-- Start of Data --

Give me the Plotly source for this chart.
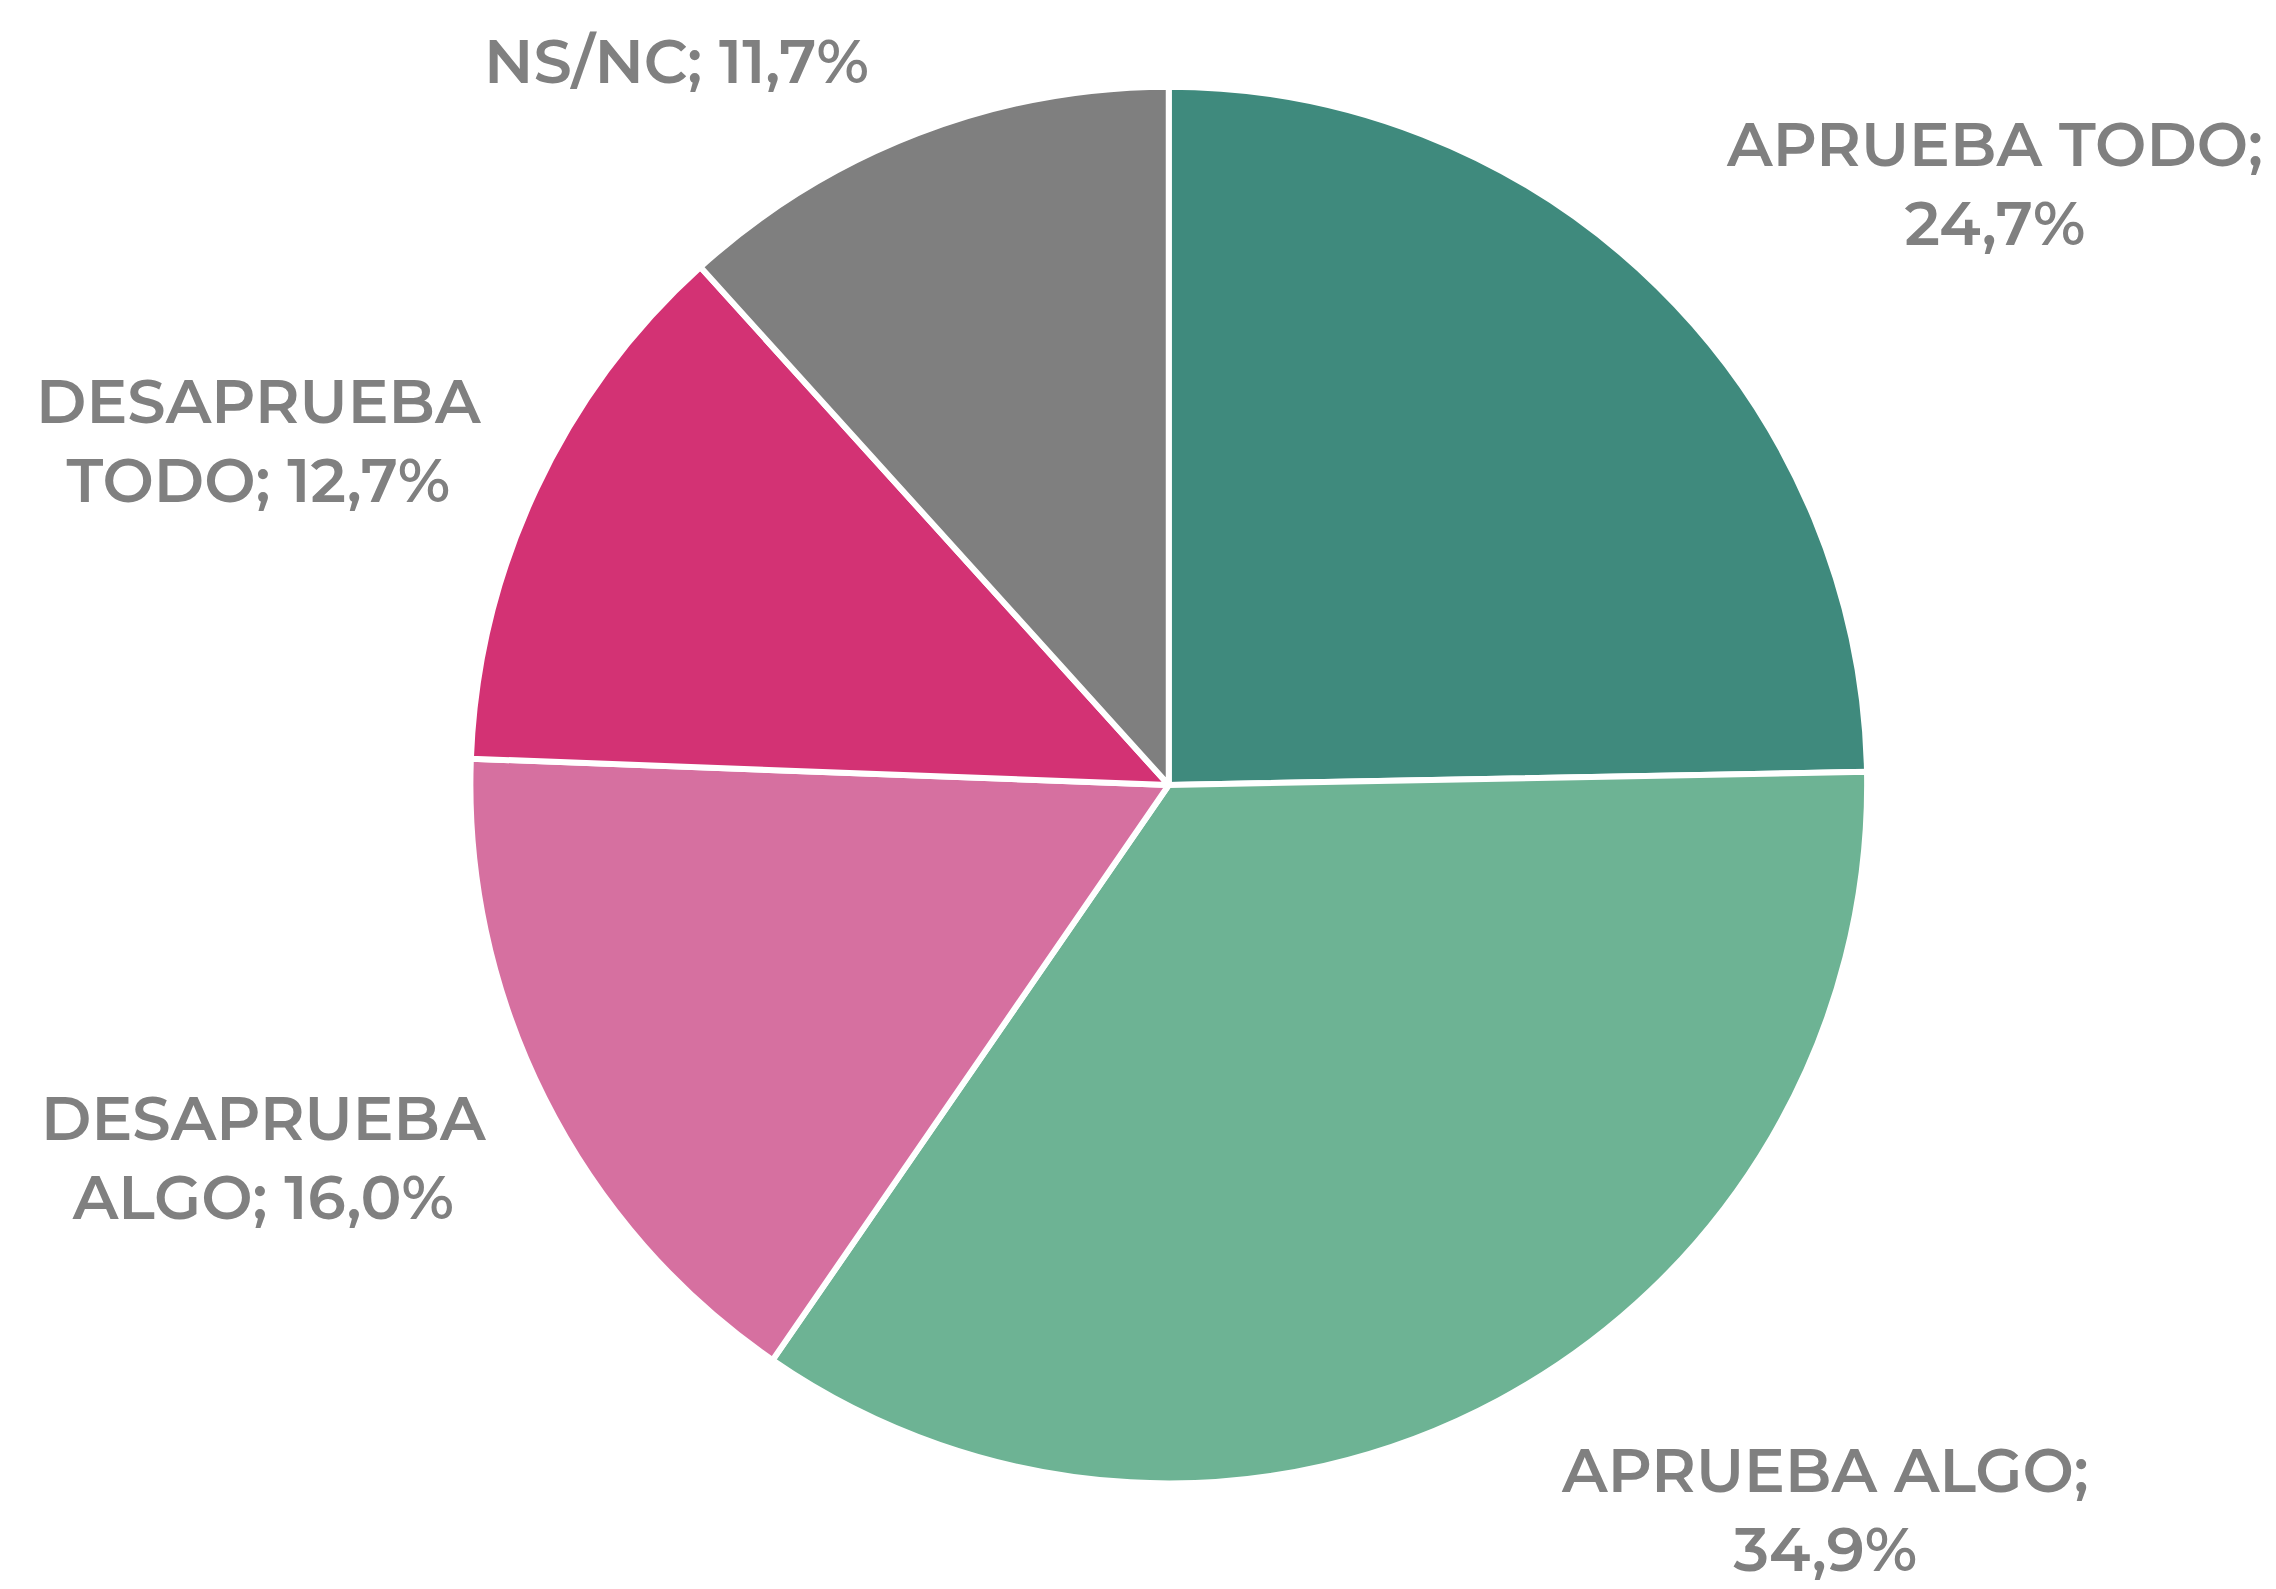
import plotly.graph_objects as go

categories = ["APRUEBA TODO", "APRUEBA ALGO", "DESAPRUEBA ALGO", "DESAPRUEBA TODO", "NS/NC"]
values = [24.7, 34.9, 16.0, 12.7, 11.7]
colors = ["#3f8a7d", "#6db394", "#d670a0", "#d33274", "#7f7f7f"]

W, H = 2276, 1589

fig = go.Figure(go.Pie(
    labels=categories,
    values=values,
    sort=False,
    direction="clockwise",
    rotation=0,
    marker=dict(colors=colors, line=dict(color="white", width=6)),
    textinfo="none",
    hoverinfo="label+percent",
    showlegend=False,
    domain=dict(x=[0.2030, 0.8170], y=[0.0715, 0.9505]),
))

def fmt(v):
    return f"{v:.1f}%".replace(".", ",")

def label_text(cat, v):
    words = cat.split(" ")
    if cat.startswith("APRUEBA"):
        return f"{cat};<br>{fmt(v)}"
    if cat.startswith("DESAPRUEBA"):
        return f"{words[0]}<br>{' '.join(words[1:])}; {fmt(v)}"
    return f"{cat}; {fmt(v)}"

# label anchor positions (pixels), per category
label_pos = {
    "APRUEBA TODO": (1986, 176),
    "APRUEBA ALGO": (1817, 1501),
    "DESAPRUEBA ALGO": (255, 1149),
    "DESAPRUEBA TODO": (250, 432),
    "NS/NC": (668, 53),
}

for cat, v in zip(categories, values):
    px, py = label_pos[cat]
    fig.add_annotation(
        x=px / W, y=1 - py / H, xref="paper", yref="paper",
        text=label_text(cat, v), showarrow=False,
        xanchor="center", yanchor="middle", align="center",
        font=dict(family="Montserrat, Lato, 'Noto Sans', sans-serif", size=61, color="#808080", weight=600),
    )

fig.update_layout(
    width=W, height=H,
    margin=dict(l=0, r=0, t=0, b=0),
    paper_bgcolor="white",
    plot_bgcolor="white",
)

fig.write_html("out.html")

-- End of Data --

● Stated problem
What is needed is an exact reproduction of the data, pictures excluded.

● Result below
Give me the Plotly source for this chart.
import plotly.graph_objects as go

categories = ["APRUEBA TODO", "APRUEBA ALGO", "DESAPRUEBA ALGO", "DESAPRUEBA TODO", "NS/NC"]
values = [24.7, 34.9, 16.0, 12.7, 11.7]
colors = ["#3f8a7d", "#6db394", "#d670a0", "#d33274", "#7f7f7f"]

W, H = 2276, 1589

fig = go.Figure(go.Pie(
    labels=categories,
    values=values,
    sort=False,
    direction="clockwise",
    rotation=0,
    marker=dict(colors=colors, line=dict(color="white", width=6)),
    textinfo="none",
    hoverinfo="label+percent",
    showlegend=False,
    domain=dict(x=[0.2030, 0.8170], y=[0.0715, 0.9505]),
))

def fmt(v):
    return f"{v:.1f}%".replace(".", ",")

def label_text(cat, v):
    words = cat.split(" ")
    if cat.startswith("APRUEBA"):
        return f"{cat};<br>{fmt(v)}"
    if cat.startswith("DESAPRUEBA"):
        return f"{words[0]}<br>{' '.join(words[1:])}; {fmt(v)}"
    return f"{cat}; {fmt(v)}"

# label anchor positions (pixels), per category
label_pos = {
    "APRUEBA TODO": (1986, 176),
    "APRUEBA ALGO": (1817, 1501),
    "DESAPRUEBA ALGO": (255, 1149),
    "DESAPRUEBA TODO": (250, 432),
    "NS/NC": (668, 53),
}

for cat, v in zip(categories, values):
    px, py = label_pos[cat]
    fig.add_annotation(
        x=px / W, y=1 - py / H, xref="paper", yref="paper",
        text=label_text(cat, v), showarrow=False,
        xanchor="center", yanchor="middle", align="center",
        font=dict(family="Montserrat, Lato, 'Noto Sans', sans-serif", size=61, color="#808080", weight=600),
    )

fig.update_layout(
    width=W, height=H,
    margin=dict(l=0, r=0, t=0, b=0),
    paper_bgcolor="white",
    plot_bgcolor="white",
)

fig.write_html("out.html")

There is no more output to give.